Synthetic Biology Publications: Top Ten

  • Posted on 20 September, 2016

Synthetic biology first entered the scientific lexicon in 1970s in the wake of the then recent developments in recombinant DNA technology when Waclaw Szybalski[i][ii] proposed a “new era of synthetic biology” ‘referencing ‘modules’, ‘control elements’ and ‘circuits’. The first examples of synthetic biology circuits appeared in 2000, with side-by-side papers in Nature describing bacterial cells programmed with basic circuits to create devices such as a toggle switch[iii] and biological clock[iv]. What followed has been a continuous increase in synthetic biology publications. These publications reflect the rapidly maturing of synthetic biology as an engineering discipline and its evolution from laboratory to a major driver of industrial change within the bioecomony.
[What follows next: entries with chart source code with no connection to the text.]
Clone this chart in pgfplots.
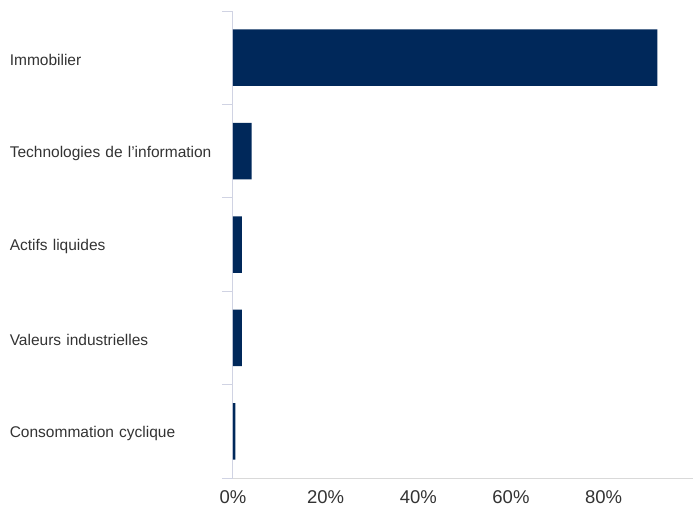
\documentclass[border=0pt]{standalone}
\usepackage{fontspec}
\setmainfont{Liberation Sans}
\usepackage{pgfplots}
\pgfplotsset{compat=1.18}
\definecolor{barnavy}{HTML}{00285A}
\definecolor{axisgrey}{HTML}{D9D9D9}
\definecolor{tickgrey}{HTML}{D0D3E3}
\definecolor{labelgrey}{HTML}{333333}

\begin{document}
\begin{tikzpicture}
\useasboundingbox (-233pt,-31pt) rectangle (460pt,478pt);
\begin{axis}[
    scale only axis,
    width=460pt, height=467pt,
    xbar, bar width=56.5pt,
    xmin=0, xmax=99.3,
    ymin=-0.5, ymax=4.5,
    axis x line*=bottom, axis y line*=left,
    x axis line style={axisgrey, line width=1pt, -},
    y axis line style={tickgrey, line width=1pt, -},
    xtick={0,20,40,60,80},
    xticklabels={0\%,20\%,40\%,60\%,80\%},
    xticklabel style={font=\fontsize{18.5}{22}\selectfont, text=labelgrey, yshift=-9pt},
    major tick length=0pt,
    ytick={0,1,2,3,4},
    yticklabels={Consommation cyclique,Valeurs industrielles,Actifs liquides,Technologies de l’information,Immobilier},
    yticklabel style={font=\fontsize{15.5}{18}\selectfont, text=labelgrey, text width=223pt, align=left, anchor=east, inner sep=0pt, yshift=-2pt},
    minor ytick={-0.5,0.5,1.5,2.5,3.5,4.5},
    minor tick length=11pt,
    tick align=outside,
    minor y tick style={draw=tickgrey, line width=1pt},
    clip=false,
]
\addplot[fill=barnavy, draw=none] coordinates {(0.5,0) (1.9,1) (1.9,2) (4.0,3) (91.6,4)};
\end{axis}
\end{tikzpicture}
\end{document}
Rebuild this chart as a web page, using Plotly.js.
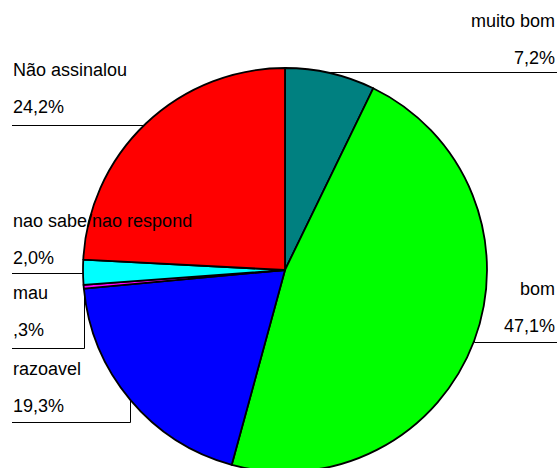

Analysis on SciCurve revealed that between 1996-2016 there have been 5,254 research publications about synthetic biology. The majority of papers in this sector are from the US, with the UK in second place. The University of California leads the top ten academic institutions publishing on synthetic biology, with Massachusetts Institute of Technology in second and Imperial College London in third. Other UK academic institutions listed in the top ten are University of Manchester and University of Edinburgh.

The UK is at the forefront of global research in synthetic biology and is ranked only behind the US for the numbers of scientific papers published in the sector. The challenge ahead for the UK is to translate these research outputs into commercial opportunities. In response, SynbiCITE and the Rainbow Seed Fund have joined together to create Bio-Start, a competition designed to help facilitate early stage commercialization of synthetic biology in the UK.

Competition details can be found at

[i] Wacław Szybalski, In Vivo and in Vitro Initiation of Transcription, Page 405. In: A. Kohn and A. Shatkay (Eds.), Control of Gene Expression, pp. 23–4, and Discussion pp. 404–5 (Szybalski's concept of Synthetic Biology), 411–2, 415–7. New York: Plenum Press, 1974.

[ii] Szybalski, W; Skalka, A (1978). "Nobel prizes and restriction enzymes". Gene. 4 (3): 181–2.

[iii] Collins, James J.; Gardner, Timothy S.; Cantor, Charles R. (2000). "Construction of a genetic toggle switch in Escherichia coli". Nature. 403 (6767): 339–342.

[iv] Elowitz, Michael B.; Leibler, Stanislas (2000). "A synthetic oscillatory network of transcriptional regulators". Nature. 403 (6767): 335–338.